_DATA RECORDS_
'''
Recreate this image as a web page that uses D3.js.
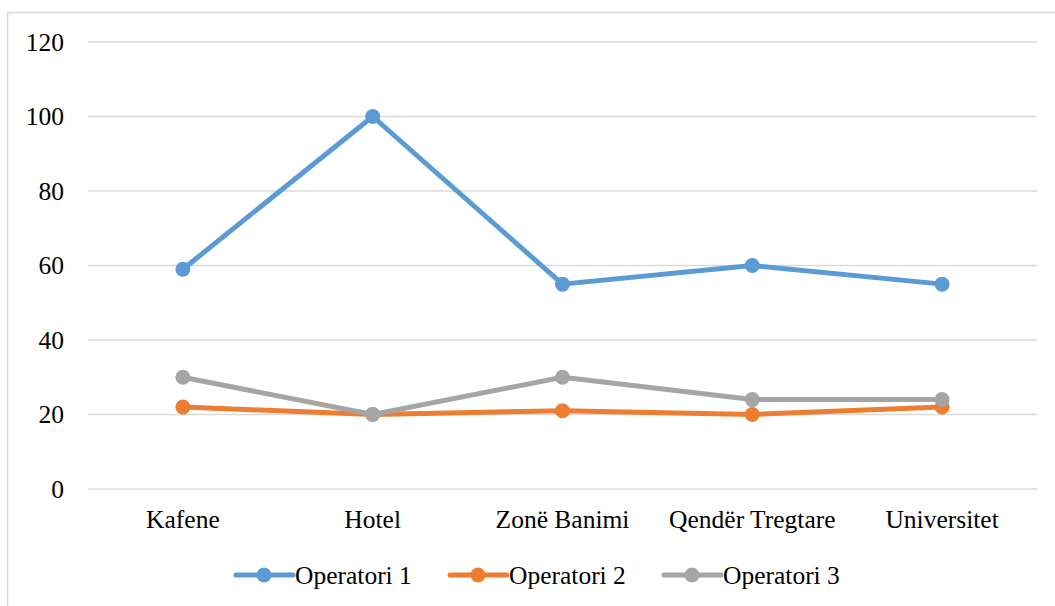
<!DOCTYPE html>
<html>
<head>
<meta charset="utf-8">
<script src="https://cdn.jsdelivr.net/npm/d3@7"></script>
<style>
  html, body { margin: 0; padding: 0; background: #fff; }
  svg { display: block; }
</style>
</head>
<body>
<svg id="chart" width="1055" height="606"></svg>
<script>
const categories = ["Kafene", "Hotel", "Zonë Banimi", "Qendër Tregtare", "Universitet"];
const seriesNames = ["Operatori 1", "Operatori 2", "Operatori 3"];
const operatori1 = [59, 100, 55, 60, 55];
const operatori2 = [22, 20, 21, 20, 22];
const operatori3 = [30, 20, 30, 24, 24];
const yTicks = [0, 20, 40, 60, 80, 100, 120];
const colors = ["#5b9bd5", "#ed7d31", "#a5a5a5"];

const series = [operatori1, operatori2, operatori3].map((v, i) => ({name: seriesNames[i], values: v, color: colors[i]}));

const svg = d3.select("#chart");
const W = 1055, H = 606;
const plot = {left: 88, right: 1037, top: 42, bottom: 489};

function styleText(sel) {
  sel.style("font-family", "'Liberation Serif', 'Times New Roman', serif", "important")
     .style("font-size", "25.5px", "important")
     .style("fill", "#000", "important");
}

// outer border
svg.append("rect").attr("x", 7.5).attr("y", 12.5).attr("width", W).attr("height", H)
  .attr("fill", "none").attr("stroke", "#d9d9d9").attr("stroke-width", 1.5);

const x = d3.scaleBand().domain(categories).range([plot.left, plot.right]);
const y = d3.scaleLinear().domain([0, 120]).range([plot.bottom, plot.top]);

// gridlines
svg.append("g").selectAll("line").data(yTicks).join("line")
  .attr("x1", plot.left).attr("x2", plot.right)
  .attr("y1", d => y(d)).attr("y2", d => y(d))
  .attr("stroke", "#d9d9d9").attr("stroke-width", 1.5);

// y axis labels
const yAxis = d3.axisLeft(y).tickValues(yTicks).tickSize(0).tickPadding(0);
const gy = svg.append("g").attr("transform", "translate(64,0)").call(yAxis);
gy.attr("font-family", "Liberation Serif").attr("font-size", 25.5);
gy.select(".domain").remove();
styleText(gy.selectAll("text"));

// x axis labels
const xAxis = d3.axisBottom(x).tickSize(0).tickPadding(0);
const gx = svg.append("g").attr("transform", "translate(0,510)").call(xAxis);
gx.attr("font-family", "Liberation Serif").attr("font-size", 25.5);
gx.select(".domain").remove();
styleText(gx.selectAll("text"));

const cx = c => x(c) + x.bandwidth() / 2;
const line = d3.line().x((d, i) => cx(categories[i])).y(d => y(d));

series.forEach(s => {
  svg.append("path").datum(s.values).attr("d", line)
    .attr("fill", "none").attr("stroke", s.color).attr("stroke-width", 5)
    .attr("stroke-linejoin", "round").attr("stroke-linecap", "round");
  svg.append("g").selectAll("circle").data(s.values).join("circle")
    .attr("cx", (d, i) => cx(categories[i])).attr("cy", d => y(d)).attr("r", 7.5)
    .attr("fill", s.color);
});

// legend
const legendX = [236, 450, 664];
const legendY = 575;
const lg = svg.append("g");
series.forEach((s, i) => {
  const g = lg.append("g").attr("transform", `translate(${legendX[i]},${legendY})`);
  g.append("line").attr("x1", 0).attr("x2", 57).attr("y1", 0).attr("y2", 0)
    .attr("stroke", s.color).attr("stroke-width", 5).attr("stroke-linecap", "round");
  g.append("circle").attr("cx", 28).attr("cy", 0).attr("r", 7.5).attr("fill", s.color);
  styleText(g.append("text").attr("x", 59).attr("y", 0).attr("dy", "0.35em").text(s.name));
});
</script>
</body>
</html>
'''
'''
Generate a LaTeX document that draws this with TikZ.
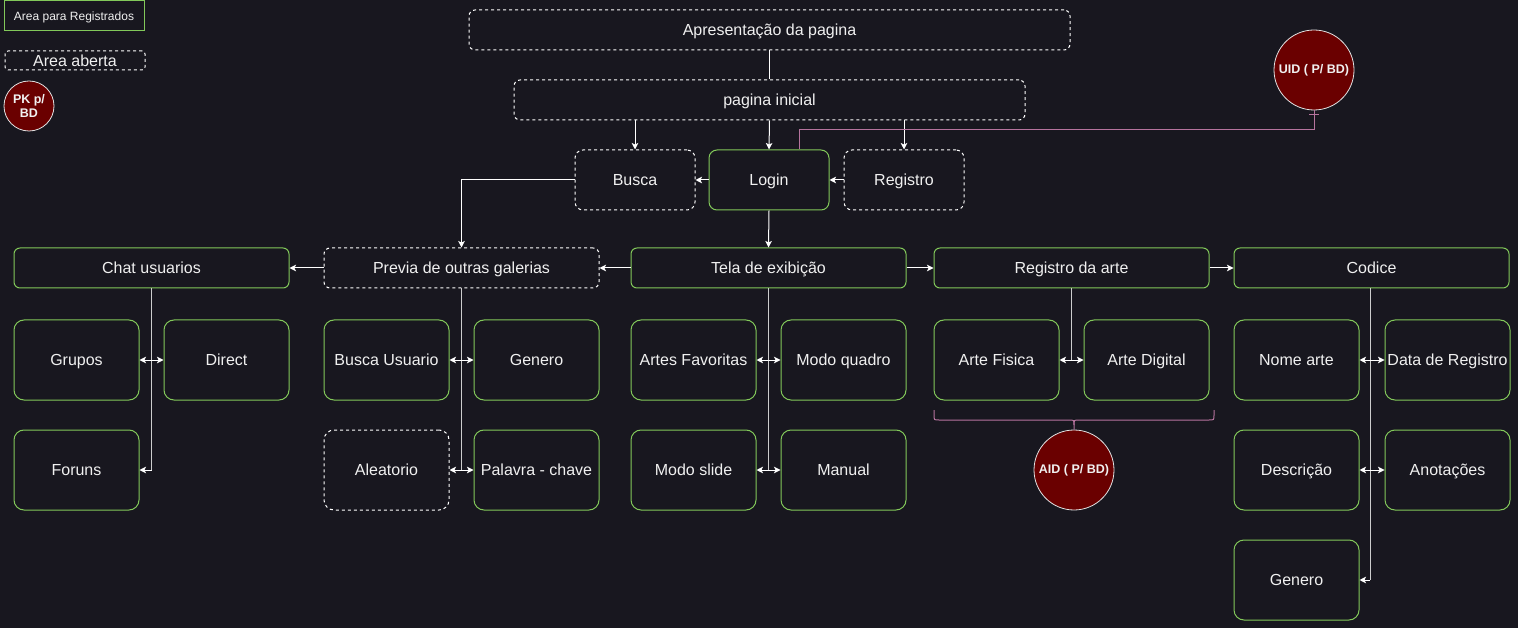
'''
'''
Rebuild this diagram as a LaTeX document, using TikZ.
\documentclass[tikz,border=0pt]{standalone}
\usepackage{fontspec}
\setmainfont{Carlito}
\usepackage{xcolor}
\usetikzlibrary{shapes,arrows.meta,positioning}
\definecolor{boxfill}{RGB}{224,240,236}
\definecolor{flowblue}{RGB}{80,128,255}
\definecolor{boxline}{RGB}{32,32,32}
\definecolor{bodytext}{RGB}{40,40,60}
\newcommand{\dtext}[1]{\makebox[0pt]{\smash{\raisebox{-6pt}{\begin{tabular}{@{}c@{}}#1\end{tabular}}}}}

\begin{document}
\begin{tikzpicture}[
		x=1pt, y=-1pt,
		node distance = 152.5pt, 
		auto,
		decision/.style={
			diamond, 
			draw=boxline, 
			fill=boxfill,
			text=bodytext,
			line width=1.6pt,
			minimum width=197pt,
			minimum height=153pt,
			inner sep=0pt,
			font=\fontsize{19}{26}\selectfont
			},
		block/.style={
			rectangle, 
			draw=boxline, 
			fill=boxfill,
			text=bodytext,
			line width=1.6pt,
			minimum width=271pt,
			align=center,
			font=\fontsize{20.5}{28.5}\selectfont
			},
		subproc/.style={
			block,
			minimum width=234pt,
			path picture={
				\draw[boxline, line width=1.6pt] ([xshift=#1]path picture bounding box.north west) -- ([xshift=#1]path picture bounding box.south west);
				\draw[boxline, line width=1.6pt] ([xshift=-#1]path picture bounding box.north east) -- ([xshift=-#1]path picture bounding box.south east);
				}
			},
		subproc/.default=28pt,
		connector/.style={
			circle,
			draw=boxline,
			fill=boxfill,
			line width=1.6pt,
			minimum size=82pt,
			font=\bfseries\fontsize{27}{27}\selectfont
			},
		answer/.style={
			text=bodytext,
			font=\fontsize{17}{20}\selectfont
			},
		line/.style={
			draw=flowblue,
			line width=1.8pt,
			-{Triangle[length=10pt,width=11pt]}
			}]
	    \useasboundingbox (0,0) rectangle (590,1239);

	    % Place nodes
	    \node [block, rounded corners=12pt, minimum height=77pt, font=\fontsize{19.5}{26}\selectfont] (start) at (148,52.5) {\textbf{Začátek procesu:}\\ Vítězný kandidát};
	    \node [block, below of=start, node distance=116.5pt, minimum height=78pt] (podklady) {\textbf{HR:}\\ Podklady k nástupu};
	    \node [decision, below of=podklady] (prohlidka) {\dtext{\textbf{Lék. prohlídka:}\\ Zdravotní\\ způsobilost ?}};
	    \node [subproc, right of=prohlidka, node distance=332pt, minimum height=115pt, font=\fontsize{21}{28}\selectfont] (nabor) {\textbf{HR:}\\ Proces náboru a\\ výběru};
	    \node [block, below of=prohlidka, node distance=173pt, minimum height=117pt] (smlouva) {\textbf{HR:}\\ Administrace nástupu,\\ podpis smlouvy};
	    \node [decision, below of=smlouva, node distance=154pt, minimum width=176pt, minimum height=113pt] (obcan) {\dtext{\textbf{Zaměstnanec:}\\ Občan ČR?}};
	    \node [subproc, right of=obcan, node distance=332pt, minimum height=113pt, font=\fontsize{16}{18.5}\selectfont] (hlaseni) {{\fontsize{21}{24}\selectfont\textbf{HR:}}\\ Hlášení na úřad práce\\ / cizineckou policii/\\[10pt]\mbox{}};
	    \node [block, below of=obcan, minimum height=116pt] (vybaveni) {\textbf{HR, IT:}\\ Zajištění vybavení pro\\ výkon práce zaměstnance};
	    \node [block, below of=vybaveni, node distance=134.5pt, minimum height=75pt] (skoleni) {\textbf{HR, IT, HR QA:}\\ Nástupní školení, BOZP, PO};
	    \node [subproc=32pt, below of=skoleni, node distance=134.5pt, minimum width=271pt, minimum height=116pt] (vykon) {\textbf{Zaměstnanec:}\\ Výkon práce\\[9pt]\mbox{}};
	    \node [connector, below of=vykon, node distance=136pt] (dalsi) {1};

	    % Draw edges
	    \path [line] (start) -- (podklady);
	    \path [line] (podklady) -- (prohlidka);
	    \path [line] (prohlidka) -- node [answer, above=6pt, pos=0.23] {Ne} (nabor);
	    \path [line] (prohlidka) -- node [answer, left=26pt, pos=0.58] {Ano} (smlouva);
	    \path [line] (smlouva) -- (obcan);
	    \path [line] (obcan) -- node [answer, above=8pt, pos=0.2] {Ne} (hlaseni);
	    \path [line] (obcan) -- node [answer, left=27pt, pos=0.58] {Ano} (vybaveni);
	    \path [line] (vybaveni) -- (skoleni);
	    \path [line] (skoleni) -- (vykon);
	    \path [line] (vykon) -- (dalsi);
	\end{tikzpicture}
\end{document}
'''
_GIVEN INSTRUCTION_
Only the number is required: the count of lines containing the word "that".

_RESPONSE FOR THIS EXERCISE_
2